** Start of Dataset extract **
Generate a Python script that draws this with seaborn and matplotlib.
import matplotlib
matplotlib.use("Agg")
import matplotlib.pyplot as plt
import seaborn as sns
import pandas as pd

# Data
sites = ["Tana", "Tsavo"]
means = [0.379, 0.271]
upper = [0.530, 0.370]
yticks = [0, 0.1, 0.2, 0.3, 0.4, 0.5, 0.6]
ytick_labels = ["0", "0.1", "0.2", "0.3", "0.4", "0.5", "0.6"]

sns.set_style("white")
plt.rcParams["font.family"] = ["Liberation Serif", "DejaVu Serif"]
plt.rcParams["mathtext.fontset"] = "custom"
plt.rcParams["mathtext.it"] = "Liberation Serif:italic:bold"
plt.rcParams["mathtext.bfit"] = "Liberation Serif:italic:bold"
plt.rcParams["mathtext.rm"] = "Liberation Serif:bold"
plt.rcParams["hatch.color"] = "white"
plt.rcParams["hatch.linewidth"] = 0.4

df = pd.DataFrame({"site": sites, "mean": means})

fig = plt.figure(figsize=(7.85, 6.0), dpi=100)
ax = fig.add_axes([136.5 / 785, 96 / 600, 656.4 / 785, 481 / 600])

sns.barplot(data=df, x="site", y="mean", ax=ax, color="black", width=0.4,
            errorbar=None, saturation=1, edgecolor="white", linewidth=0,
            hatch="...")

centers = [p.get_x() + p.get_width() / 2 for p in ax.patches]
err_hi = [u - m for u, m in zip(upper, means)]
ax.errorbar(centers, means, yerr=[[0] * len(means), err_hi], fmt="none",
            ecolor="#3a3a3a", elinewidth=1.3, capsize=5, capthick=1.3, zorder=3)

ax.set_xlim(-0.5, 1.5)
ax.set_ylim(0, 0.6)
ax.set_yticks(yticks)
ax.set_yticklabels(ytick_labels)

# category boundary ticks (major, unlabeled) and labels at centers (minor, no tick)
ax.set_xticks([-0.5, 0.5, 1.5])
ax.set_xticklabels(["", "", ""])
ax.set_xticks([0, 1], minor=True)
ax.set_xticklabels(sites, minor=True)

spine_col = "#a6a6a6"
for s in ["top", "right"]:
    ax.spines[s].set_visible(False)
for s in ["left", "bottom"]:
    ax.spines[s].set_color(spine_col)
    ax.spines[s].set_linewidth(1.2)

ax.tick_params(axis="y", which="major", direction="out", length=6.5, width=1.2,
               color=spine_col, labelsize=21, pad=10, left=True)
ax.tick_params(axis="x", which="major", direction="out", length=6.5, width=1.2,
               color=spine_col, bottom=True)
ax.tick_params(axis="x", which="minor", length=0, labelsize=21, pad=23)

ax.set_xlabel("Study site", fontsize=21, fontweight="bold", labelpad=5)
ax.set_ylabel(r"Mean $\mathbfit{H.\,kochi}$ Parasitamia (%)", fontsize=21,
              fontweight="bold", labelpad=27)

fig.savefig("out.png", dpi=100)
** End of Dataset extract **
-- Objective --
Output exactly the leading lines of the data, up to and including the line marked by "ax = fig.add_axes([136.5".

-- The output --
Generate a Python script that draws this with seaborn and matplotlib.
import matplotlib
matplotlib.use("Agg")
import matplotlib.pyplot as plt
import seaborn as sns
import pandas as pd

# Data
sites = ["Tana", "Tsavo"]
means = [0.379, 0.271]
upper = [0.530, 0.370]
yticks = [0, 0.1, 0.2, 0.3, 0.4, 0.5, 0.6]
ytick_labels = ["0", "0.1", "0.2", "0.3", "0.4", "0.5", "0.6"]

sns.set_style("white")
plt.rcParams["font.family"] = ["Liberation Serif", "DejaVu Serif"]
plt.rcParams["mathtext.fontset"] = "custom"
plt.rcParams["mathtext.it"] = "Liberation Serif:italic:bold"
plt.rcParams["mathtext.bfit"] = "Liberation Serif:italic:bold"
plt.rcParams["mathtext.rm"] = "Liberation Serif:bold"
plt.rcParams["hatch.color"] = "white"
plt.rcParams["hatch.linewidth"] = 0.4

df = pd.DataFrame({"site": sites, "mean": means})

fig = plt.figure(figsize=(7.85, 6.0), dpi=100)
ax = fig.add_axes([136.5 / 785, 96 / 600, 656.4 / 785, 481 / 600])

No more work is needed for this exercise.